Similarly, if these dot products are all less than 0, $(0, 0)$ is a local max; if some are greater than 0 and others are less than 0, we have a saddle point; and otherwise, the test is inconclusive.

Those well-versed in linear algebra might already see where this is going…

III. DEFINITE MATRICES

This Wikipedia article, in all its length, somehow manages to glance over key intutions, which I hope to cover here.

First, recall the Hessian must be a symmetric matrix, since $f_{xy} = f_{yx}$ . An important property of all symmetric matrices is that they all correspond to a diagonal transform (i.e. a dilation, potentially non-uniform) on a rotated set of perpendicular axes.

The axes are shown here in red, and we can clearly see the dilation stretches along one of the axes and shrinks along the other.

As long as neither axis is dilated by a negative factor (i.e. is subject to a reflection), we can see intuitively that the resultant vector field will be pointing away from the origin.
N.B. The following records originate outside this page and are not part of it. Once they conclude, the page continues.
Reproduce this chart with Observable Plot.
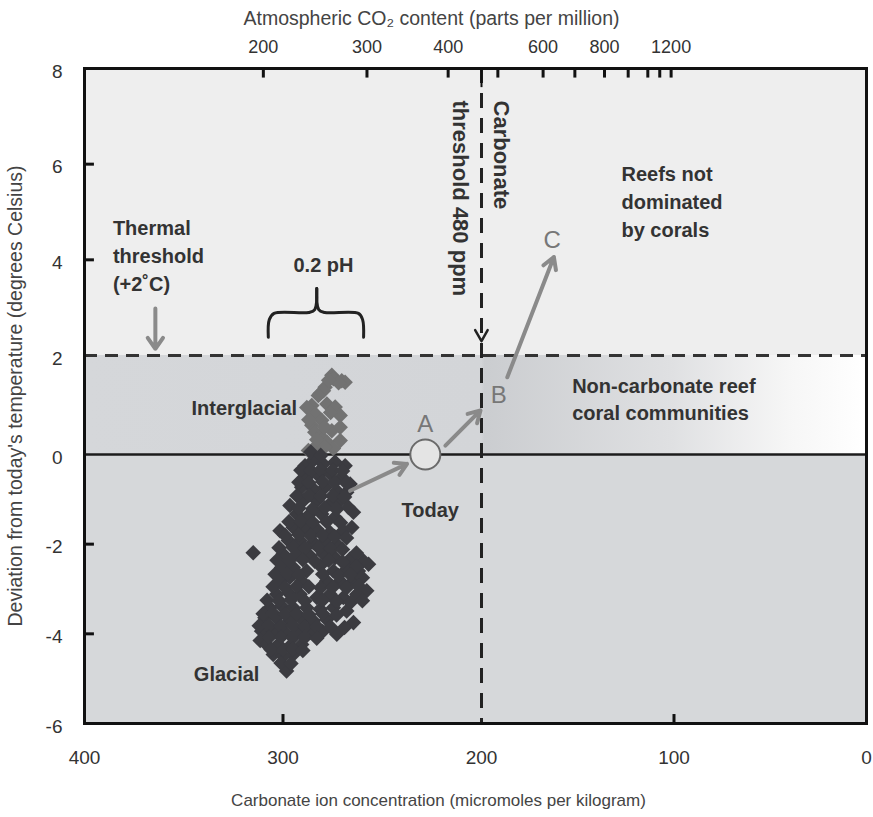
<!DOCTYPE html>
<html><head><meta charset="utf-8">
<script src="https://cdn.jsdelivr.net/npm/d3@7"></script>
<script src="https://cdn.jsdelivr.net/npm/@observablehq/plot@0.6"></script>
<style>html,body{margin:0;padding:0;background:#fff;} svg{display:block}</style>
</head><body><div id="chart"></div>
<script>
// ---- axis values ----
const carbonateTicks = [400, 300, 200, 100, 0];
const temperatureTicks = [8, 6, 4, 2, 0, -2, -4, -6];
const innerTemperatureTicks = [6, 4, -2, -4];
const innerCarbonateTicks = [300, 100];
const co2TickValues = [200, 300, 400, 500, 600, 700, 800, 900, 1000, 1100, 1200];
const co2TickCarbonate = [309.9, 257.7, 216.8, 191.5, 168, 151.5, 136.1, 123.8, 113.6, 107.4, 101.5];
const co2LabelValues = [200, 300, 400, 600, 800, 1200];
const co2Threshold = 480, co2ThresholdCarbonate = 200;
const thermalThreshold = 2;

// ---- ice-core points (carbonate ion, temperature anomaly) ----
const interglacialCarbonate = [275.4,270.4,278.8,281.3,285.5,277.9,273.7,283.8,271.2,280.5,285.5,275.4,271.2,281.3,271.2,277.9,283.0,274.6,287.2,288.0,287.0,274.6,268.7,279.6,282.2,
 284.0,279.0,283.0,276.0,279.0,272.0,277.0];
const interglacialTemperature = [1.60,1.49,1.36,1.23,0.99,1.02,0.96,0.82,0.79,0.69,0.59,0.48,0.55,0.38,0.28,0.25,0.18,0.12,0.08,0.95,0.70,1.53,1.46,1.29,1.19,
 0.45,0.55,0.30,0.85,0.15,1.45,1.50];

const glacialCarbonate = [
 288.9,284.7,279.7,273.8,268.7,
 288.1,282.2,276.3,270.4,266.2,
 290.6,284.7,278.8,272.9,267.9,
 296.5,289.8,283.0,276.3,271.2,264.5,
 293.1,287.2,280.5,273.8,265.3,
 301.5,294.8,288.9,283.0,276.3,269.6,
 315.0,
 297.3,291.4,284.7,278.8,272.9,
 299.9,293.1,286.4,279.7,273.8,266.2,259.5,256.9,
 300.7,294.8,288.1,281.3,274.6,267.9,262.0,
 301.5,296.5,290.6,278.0,271.2,264.5,257.8,
 303.2,297.3,291.4,283.0,276.3,269.6,262.8,
 306.6,300.7,294.8,288.1,281.3,274.6,267.9,
 309.1,303.2,296.5,290.6,284.7,278.0,264.5,
 310.8,304.9,299.0,292.3,286.4,272.9,280.0,
 311.5,308.3,302.4,296.5,290.6,
 304.9,299.9,294.8,
 298.2,
 286.0,281.0,
 // points hidden inside the dense mass
 291,286,281,275,270,
 292,287,280,274,268,
 293,287,281,275,269,
 292,285,279,273,267,
 297,291,285,278,271,
 299,292,286,280,274,268,
 302,295,289,282,276,270,263,
 303,297,290,284,277,270,263,
 304,298,292,280,272,266,260,
 305,299,293,287,281,275,268,262,
 308,302,296,289,280,273,266,260,
 310,305,299,293,287,280,273,
 312,307,301,295,289,283,276,269,
 307,301,295,289,283,
 306,300,295,290,
 301,296];
const glacialTemperature = [
 -0.25,-0.13,-0.21,-0.17,-0.25,
 -0.51,-0.47,-0.43,-0.51,-0.66,
 -0.73,-0.77,-0.73,-0.81,-0.84,
 -1.14,-1.03,-1.03,-1.10,-1.03,-1.29,
 -1.33,-1.36,-1.33,-1.40,-1.63,
 -1.70,-1.63,-1.63,-1.66,-1.74,-1.70,
 -2.19,
 -1.92,-1.92,-1.96,-1.92,-2.00,
 -2.22,-2.22,-2.26,-2.22,-2.30,-2.33,-2.37,-2.45,
 -2.52,-2.52,-2.60,-2.48,-2.60,-2.56,-2.60,
 -2.82,-2.74,-2.82,-2.82,-2.82,-2.82,-3.04,
 -3.12,-3.08,-3.12,-3.19,-3.12,-3.19,-3.12,
 -3.42,-3.38,-3.42,-3.42,-3.45,-3.42,-3.49,
 -3.64,-3.64,-3.71,-3.68,-3.71,-3.68,-3.75,
 -3.94,-3.94,-3.97,-3.94,-3.97,-4.01,-3.95,
 -4.15,-4.24,-4.24,-4.27,-4.24,
 -4.46,-4.50,-4.46,
 -4.83,
 0.05,-0.02,
 -0.35,-0.36,-0.34,-0.35,-0.37,
 -0.62,-0.63,-0.61,-0.62,-0.64,
 -0.92,-0.91,-0.93,-0.92,-0.95,
 -1.20,-1.21,-1.19,-1.22,-1.18,
 -1.50,-1.49,-1.51,-1.50,-1.52,
 -1.80,-1.79,-1.81,-1.80,-1.83,-1.86,
 -2.08,-2.07,-2.09,-2.08,-2.10,-2.12,-2.20,
 -2.36,-2.37,-2.35,-2.38,-2.36,-2.40,-2.50,
 -2.67,-2.66,-2.68,-2.67,-2.70,-2.69,-2.75,
 -2.95,-2.96,-2.94,-2.95,-2.97,-2.96,-2.98,-2.93,
 -3.25,-3.26,-3.24,-3.27,-3.25,-3.28,-3.30,-3.26,
 -3.55,-3.54,-3.56,-3.55,-3.57,-3.55,-3.58,
 -3.82,-3.81,-3.83,-3.82,-3.84,-3.83,-3.85,-3.86,
 -4.08,-4.07,-4.09,-4.08,-4.10,
 -4.35,-4.36,-4.34,-4.37,
 -4.65,-4.66];

// ---- scenario points ----
const today = {carbonate: 228.3, temperature: 0};
const pathwayFromCarbonate = [266.2, 218.2, 186.6];
const pathwayFromTemperature = [-0.81, 0.18, 1.56];
const pathwayToCarbonate = [237.5, 200.5, 162.4];
const pathwayToTemperature = [-0.21, 0.89, 4.06];

// ---- brace over 0.2 pH ----
const braceCarbonate = [307.4,306.9,304.5,287.0,284.0,283.0, 283.0,282.0,279.0,262.0,259.9,259.4];
const braceTemperature = [2.38,2.75,2.88,2.90,2.96,3.40, 3.40,2.96,2.90,2.88,2.75,2.38];
const braceSide = ["L","L","L","L","L","L","R","R","R","R","R","R"];

// ---- arrowhead on the carbonate threshold line ----
const thresholdHeadCarbonate = [203.2, 200, 196.8];
const thresholdHeadTemperature = [2.53, 2.30, 2.53];

// the printed axes are slightly non-uniform; these piecewise maps reproduce them
const xWarp = d3.scaleLinear().domain([400, 200, 0]).range([400, 196.93, 0]);
const yWarp = d3.scaleLinear().domain([-6, 0, 2, 8]).range([-6, -0.25, 1.866, 8]);

const F = "'Liberation Sans', Arial, Helvetica, sans-serif";
const LABEL = "#333";
const ARROW = "#8a8a8a";

const inter = interglacialCarbonate.map((x, i) => ({x, y: interglacialTemperature[i]}));
const glac = glacialCarbonate.map((x, i) => ({x, y: glacialTemperature[i]}));
const paths = pathwayFromCarbonate.map((x1, i) => ({x1, y1: pathwayFromTemperature[i], x2: pathwayToCarbonate[i], y2: pathwayToTemperature[i]}));
const brace = braceCarbonate.map((x, i) => ({x, y: braceTemperature[i], z: braceSide[i]}));
const thresholdHead = thresholdHeadCarbonate.map((x, i) => ({x, y: thresholdHeadTemperature[i]}));
const co2Ticks = co2TickValues.map((v, i) => ({v, x: co2TickCarbonate[i]}));
const co2Labels = co2Ticks.filter(d => co2LabelValues.includes(d.v));

const chart = Plot.plot({
  width: 873, height: 817,
  marginLeft: 84, marginRight: 7, marginTop: 68, marginBottom: 94,
  style: {fontFamily: F, background: "white", overflow: "visible"},
  x: {type: "linear", transform: xWarp, domain: [400, 0], range: [84, 866], axis: null},
  y: {type: "linear", transform: yWarp, domain: [-6, 8], range: [723, 68], axis: null},
  marks: [
    Plot.rect([0], {x1: 400, x2: 0, y1: thermalThreshold, y2: 8, fill: "#eeeeee"}),
    Plot.rect([0], {x1: 400, x2: 0, y1: 0, y2: thermalThreshold, fill: "url(#midband)"}),
    Plot.rect([0], {x1: 400, x2: 0, y1: -6, y2: 0, fill: "#d6d8da"}),
    Plot.ruleY([0], {stroke: "#1c1c1c", strokeWidth: 2.5}),
    Plot.ruleY([thermalThreshold], {stroke: "#333", strokeWidth: 3, strokeDasharray: "13,8"}),
    Plot.ruleX([co2ThresholdCarbonate], {stroke: "#222", strokeWidth: 3, strokeDasharray: "15,10"}),
    Plot.line(thresholdHead, {x: "x", y: "y", stroke: "#222", strokeWidth: 2.5}),
    Plot.dot(inter, {x: "x", y: "y", symbol: "square", rotate: 45, r: 6.2, fill: "#727272"}),
    Plot.dot(glac, {x: "x", y: "y", symbol: "square", rotate: 45, r: 6.2, fill: "#3b3b40"}),
    Plot.dot([today], {x: "carbonate", y: "temperature", r: 15, fill: "#e4e4e4", stroke: "#6a6a6a", strokeWidth: 2}),
    Plot.arrow(paths, {x1: "x1", y1: "y1", x2: "x2", y2: "y2", stroke: ARROW, strokeWidth: 4, headLength: 5, headAngle: 60}),
    Plot.arrow([0], {x1: 364.3, y1: 2.98, x2: 364.3, y2: 2.14, stroke: ARROW, strokeWidth: 4, headLength: 5, headAngle: 70}),
    Plot.line(brace, {x: "x", y: "y", z: "z", curve: "catmull-rom", stroke: "#222", strokeWidth: 3}),
    // point labels
    Plot.text([0], {x: 228.3, y: 0.61, text: ["A"], fontSize: 24, fill: "#777"}),
    Plot.text([0], {x: 191, y: 1.19, text: ["B"], fontSize: 24, fill: "#777"}),
    Plot.text([0], {x: 163.3, y: 4.41, text: ["C"], fontSize: 24, fill: "#777"}),
    Plot.text([0], {x: 225.8, y: -1.25, text: ["Today"], fontSize: 20, fontWeight: "bold", fill: LABEL}),
    Plot.text([0], {x: 292.9, y: 0.93, text: ["Interglacial"], textAnchor: "end", fontSize: 20, fontWeight: "bold", fill: LABEL}),
    Plot.text([0], {x: 328.4, y: -4.91, text: ["Glacial"], fontSize: 20, fontWeight: "bold", fill: LABEL}),
    Plot.text([0], {x: 279.6, y: 3.88, text: ["0.2 pH"], fontSize: 20, fontWeight: "bold", fill: LABEL}),
    Plot.text([0], {x: 385.7, y: 4.13, text: ["Thermal\nthreshold\n(+2˚C)"], textAnchor: "start", lineHeight: 1.4, fontSize: 20, fontWeight: "bold", fill: LABEL}),
    Plot.text([0], {x: 127.3, y: 5.24, text: ["Reefs not\ndominated\nby corals"], textAnchor: "start", lineHeight: 1.4, fontSize: 20, fontWeight: "bold", fill: LABEL}),
    Plot.text([0], {x: 152.9, y: 1.14, text: ["Non-carbonate reef\ncoral communities"], textAnchor: "start", lineHeight: 1.35, fontSize: 20, fontWeight: "bold", fill: LABEL}),
    Plot.text([0], {x: 190.1, y: 7.33, text: ["Carbonate"], rotate: 90, textAnchor: "start", fontSize: 22, fontWeight: "bold", fill: LABEL}),
    Plot.text([0], {x: 210.6, y: 7.33, text: [`threshold ${co2Threshold} ppm`], rotate: 90, textAnchor: "start", fontSize: 22, fontWeight: "bold", fill: LABEL}),
    // frame and ticks
    Plot.frame({stroke: "#111", strokeWidth: 3}),
    Plot.ruleX(innerCarbonateTicks, {x: d => d, y1: -6, y2: -5.8, stroke: "#111", strokeWidth: 3}),
    Plot.ruleY(innerTemperatureTicks, {y: d => d, x1: 400, x2: 395, stroke: "#111", strokeWidth: 3}),
    Plot.ruleX(co2Ticks, {x: "x", y1: 8, y2: 7.8, stroke: "#111", strokeWidth: 3}),
    Plot.ruleX([co2ThresholdCarbonate], {y1: 8, y2: 7.6, stroke: "#111", strokeWidth: 2}),
    Plot.text(carbonateTicks, {x: d => d, y: -6, dy: 34, text: d => String(d), fontSize: 19, fill: LABEL}),
    Plot.text(temperatureTicks, {x: 400, y: d => d, dx: -22, dy: 3, textAnchor: "end", text: d => String(d), fontSize: 19, fill: LABEL}),
    Plot.text(co2Labels, {x: "x", y: 8, dy: -21, text: d => String(d.v), fontSize: 18, fill: LABEL}),
    Plot.text(["Atmospheric CO₂ content (parts per million)"], {frameAnchor: "top", textAnchor: "middle", lineAnchor: "middle", dx: -44, dy: -50, text: d => d, fontSize: 19.5, fill: "#444"}),
    Plot.text(["Carbonate ion concentration (micromoles per kilogram)"], {frameAnchor: "bottom", textAnchor: "middle", lineAnchor: "middle", dx: -37, dy: 77, text: d => d, fontSize: 17, fill: "#444"}),
    Plot.text(["Deviation from today's temperature (degrees Celsius)"], {frameAnchor: "left", textAnchor: "middle", lineAnchor: "middle", dx: -69, rotate: -90, text: d => d, fontSize: 19.5, fill: "#444"})
  ]
});

const ns = "http://www.w3.org/2000/svg";
const defs = document.createElementNS(ns, "defs");
defs.innerHTML = `<linearGradient id="midband" x1="0" x2="1" y1="0" y2="0">
<stop offset="0" stop-color="#d5d7da"/><stop offset="0.508" stop-color="#d3d5d8"/>
<stop offset="0.512" stop-color="#cbcdd0"/><stop offset="0.75" stop-color="#dfe0e2"/>
<stop offset="0.9" stop-color="#f6f6f6"/><stop offset="1" stop-color="#ffffff"/></linearGradient>`;
chart.insertBefore(defs, chart.firstChild);
document.getElementById("chart").appendChild(chart);
</script></body></html>
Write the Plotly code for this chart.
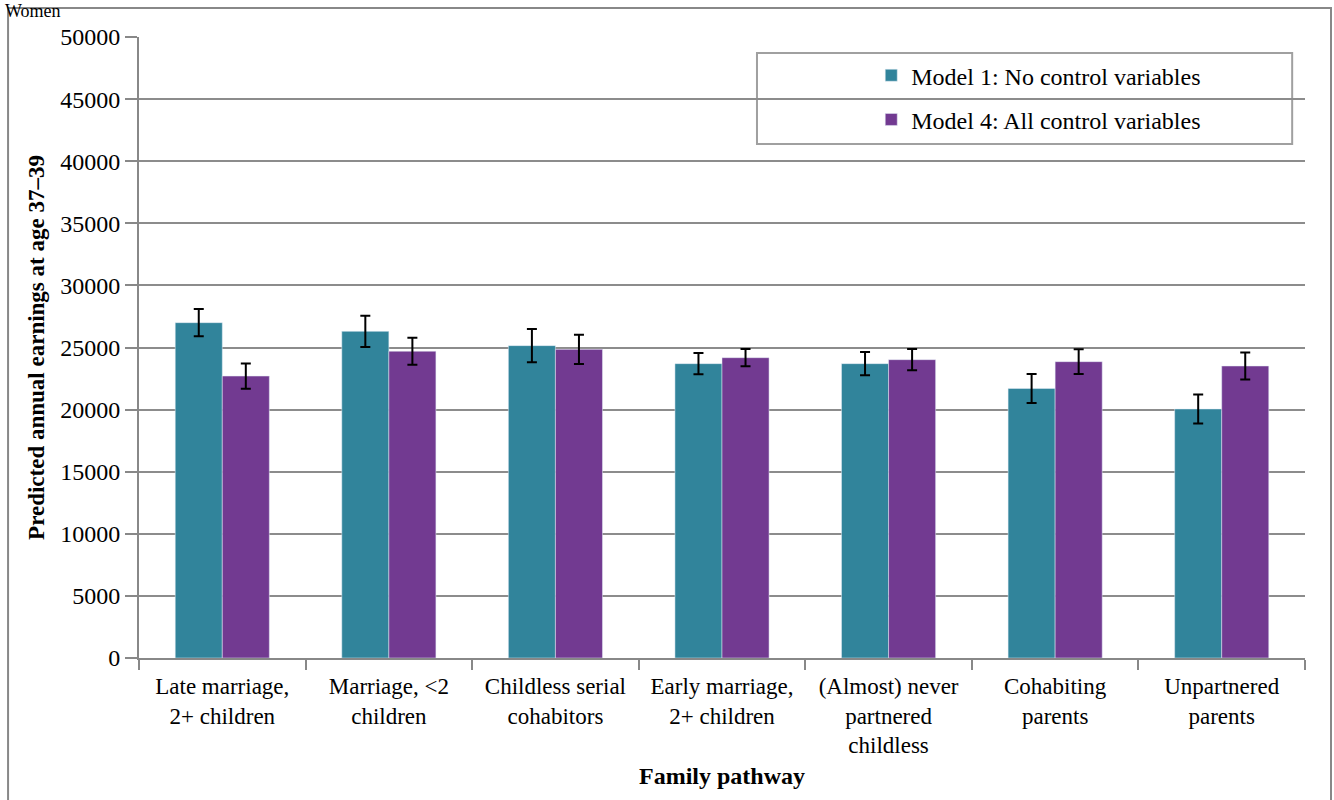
import plotly.graph_objects as go

categories = ["Late marriage,<br>2+ children", "Marriage, <2<br>children", "Childless serial<br>cohabitors",
              "Early marriage,<br>2+ children", "(Almost) never<br>partnered<br>childless",
              "Cohabiting<br>parents", "Unpartnered<br>parents"]
model1 = [27000, 26300, 25150, 23700, 23700, 21700, 20050]
model1_err = [1100, 1250, 1340, 850, 930, 1170, 1170]
model4 = [22700, 24700, 24850, 24180, 24020, 23860, 23510]
model4_err = [1020, 1080, 1170, 690, 850, 1000, 1090]
yticks = list(range(0, 50001, 5000))
yticklabels = [str(v) for v in yticks]

FONT = "Liberation Serif"
TEAL = "#31849B"
PURPLE = "#723A91"

fig = go.Figure()
fig.add_trace(go.Bar(x=categories, y=model1, name="Model 1: No control variables", marker_color=TEAL,
                     legendgroup="a",
                     error_y=dict(type="data", array=model1_err, color="black", thickness=2, width=5)))
fig.add_trace(go.Bar(x=categories, y=model4, name="Model 4: All control variables", marker_color=PURPLE,
                     legendgroup="b",
                     error_y=dict(type="data", array=model4_err, color="black", thickness=2, width=5)))

fig.update_layout(
    width=1334, height=800,
    margin=dict(l=139, r=29, t=37, b=142),
    paper_bgcolor="white", plot_bgcolor="white",
    font=dict(family=FONT, size=20, color="black"),
    barmode="group", bargap=0.435, bargroupgap=0,
    showlegend=True,
    legend=dict(x=0.628, y=0.974, xanchor="left", yanchor="top", bgcolor="rgba(0,0,0,0)",
                borderwidth=0, font=dict(family=FONT, size=24, color="black"), tracegroupgap=10,
                traceorder="grouped"),
    xaxis=dict(showline=True, linecolor="#888888", linewidth=2, ticks="outside", tickson="boundaries",
               ticklen=10, tickwidth=2, tickcolor="#888888", ticklabelstandoff=6,
               tickfont=dict(family=FONT, size=23, color="black"),
               title=dict(text="<b>Family pathway</b>", font=dict(family=FONT, size=24, color="black"),
                          standoff=10)),
    yaxis=dict(range=[0, 50000], tickvals=yticks, ticktext=yticklabels, showgrid=True, gridcolor="#8c8c8c",
               gridwidth=2, showline=True, linecolor="#888888", linewidth=2, ticks="outside", ticklen=12,
               tickwidth=2, tickcolor="#888888", tickfont=dict(family=FONT, size=24, color="black"),
               zeroline=False,
               title=dict(text="<b>Predicted annual earnings at age 37–39</b>",
                          font=dict(family=FONT, size=23, color="black"), standoff=9)),
    shapes=[
        dict(type="rect", xref="paper", yref="paper", x0=-0.1123, x1=1.0223, y0=-0.24, y1=1.0467,
             line=dict(color="#888888", width=2), fillcolor="rgba(0,0,0,0)", layer="below"),
        dict(type="rect", xref="paper", yref="paper", x0=0.530, x1=0.989, y0=(658-144)/621, y1=(658-53)/621,
             line=dict(color="#a0a0a0", width=2), fillcolor="white", layer="below"),
    ],
    annotations=[
        dict(text="Women", xref="paper", yref="paper", x=-0.117, y=(658 + 1) / 621, xanchor="left",
             yanchor="top", showarrow=False, font=dict(family=FONT, size=18, color="black")),
    ],
)

fig.write_html("out.html")
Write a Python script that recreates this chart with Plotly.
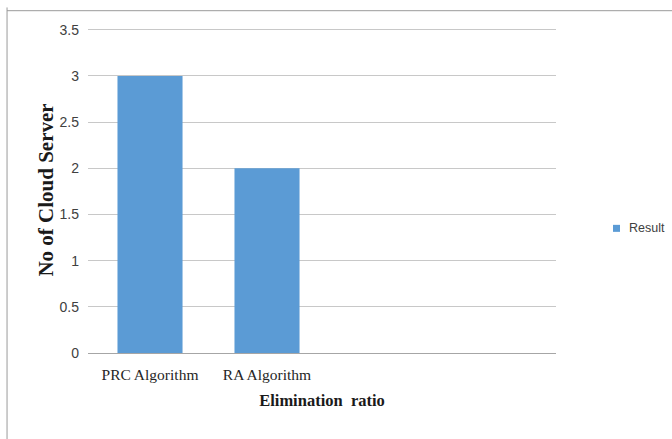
import plotly.graph_objects as go

# Chart data
categories = ["PRC Algorithm", "RA Algorithm"]
result_values = [3, 2]
series_name = "Result"
y_tick_vals = [0, 0.5, 1, 1.5, 2, 2.5, 3, 3.5]
y_tick_text = ["0", "0.5", "1", "1.5", "2", "2.5", "3", "3.5"]

BAR_COLOR = "#5B9BD5"

fig = go.Figure()
fig.add_trace(go.Bar(
    x=categories,
    y=result_values,
    name=series_name,
    marker=dict(color=BAR_COLOR, line=dict(width=0)),
    width=0.556,
    showlegend=False,
))

# plot area: top headroom so the 3.5 gridline is drawn inside the range
fig.update_layout(
    width=672,
    height=439,
    margin=dict(l=88, r=116, t=27, b=86, autoexpand=False),
    paper_bgcolor="white",
    plot_bgcolor="white",
    showlegend=False,
    xaxis=dict(
        type="category",
        range=[-0.53, 3.47],
        showgrid=False,
        showline=True,
        linecolor="#a6a6a6",
        linewidth=1,
        ticks="",
        ticklabelstandoff=7,
        tickfont=dict(family="Liberation Serif, Times New Roman", size=15.5, color="#262626"),
        title=dict(
            text="<b>Elimination  ratio</b>",
            font=dict(family="Liberation Serif, Times New Roman", size=16.5, color="#1a1a1a"),
            standoff=12,
        ),
    ),
    yaxis=dict(
        range=[0, 3.53],
        tickvals=y_tick_vals,
        ticktext=y_tick_text,
        showgrid=True,
        gridcolor="#c8c8c8",
        gridwidth=1,
        zeroline=False,
        showline=False,
        ticks="",
        ticklabelstandoff=8,
        tickfont=dict(family="Liberation Sans, Arial", size=14, color="#404040"),
        title=dict(
            text="<b>No of Cloud Server</b>",
            font=dict(family="Liberation Serif, Times New Roman", size=21, color="#1a1a1a"),
            standoff=0,
        ),
    ),
    shapes=[
        # outer chart frame (left and top edges visible)
        dict(type="line", xref="paper", yref="paper",
             x0=-0.173, y0=-0.3, x1=-0.173, y1=1.06,
             line=dict(color="#9a9a9a", width=1)),
        dict(type="line", xref="paper", yref="paper",
             x0=-0.173, y0=1.05, x1=1.3, y1=1.05,
             line=dict(color="#9a9a9a", width=1)),
        # legend key square
        dict(type="rect", xref="paper", yref="paper",
             x0=1.1218, x1=1.1368, y0=0.3716, y1=0.3931,
             fillcolor=BAR_COLOR, line=dict(width=0)),
    ],
    annotations=[
        dict(text=series_name, xref="paper", yref="paper",
             x=1.1517, y=0.3823, xanchor="left", yanchor="middle",
             showarrow=False,
             font=dict(family="Liberation Sans, Arial", size=12.5, color="#404040")),
    ],
)

fig.write_html("out.html")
On the other hand, if both are dilated by negative factors, all the vectors will be pointing toward the origin. And if one stretch factor is negative and the other positive, we will have a mix of vectors pointing in both directions—this corresponds to the saddle case.

Now we see where the determinant comes in: if we think of the determinant of a matrix transform as the amount it scales area by, we can see that the determinant of our transform with stretch factors $a$ and $b$ should just be $ab$ . If $a$ and $b$ are both positive or both negative, corresponding to the local minimum and local maximum cases, respectively, then the determinant will be positive. Otherwise, the determinant must either be less than 0, which corresponds to the saddle case, or 0, in which case the test is inconclusive.

IV. FURTHER READING

Hopefully, you’ve gained a better intuition for both Hessians and the second derivative test for multivariable functions. If you’re curious, here are some more concepts to explore:

A symmetric matrix has perpendicular eigenvectors. N.B: you actually already saw this!
The determinant of any matrix is the product of its eigenvalues.
What does a matrix transpose mean visually?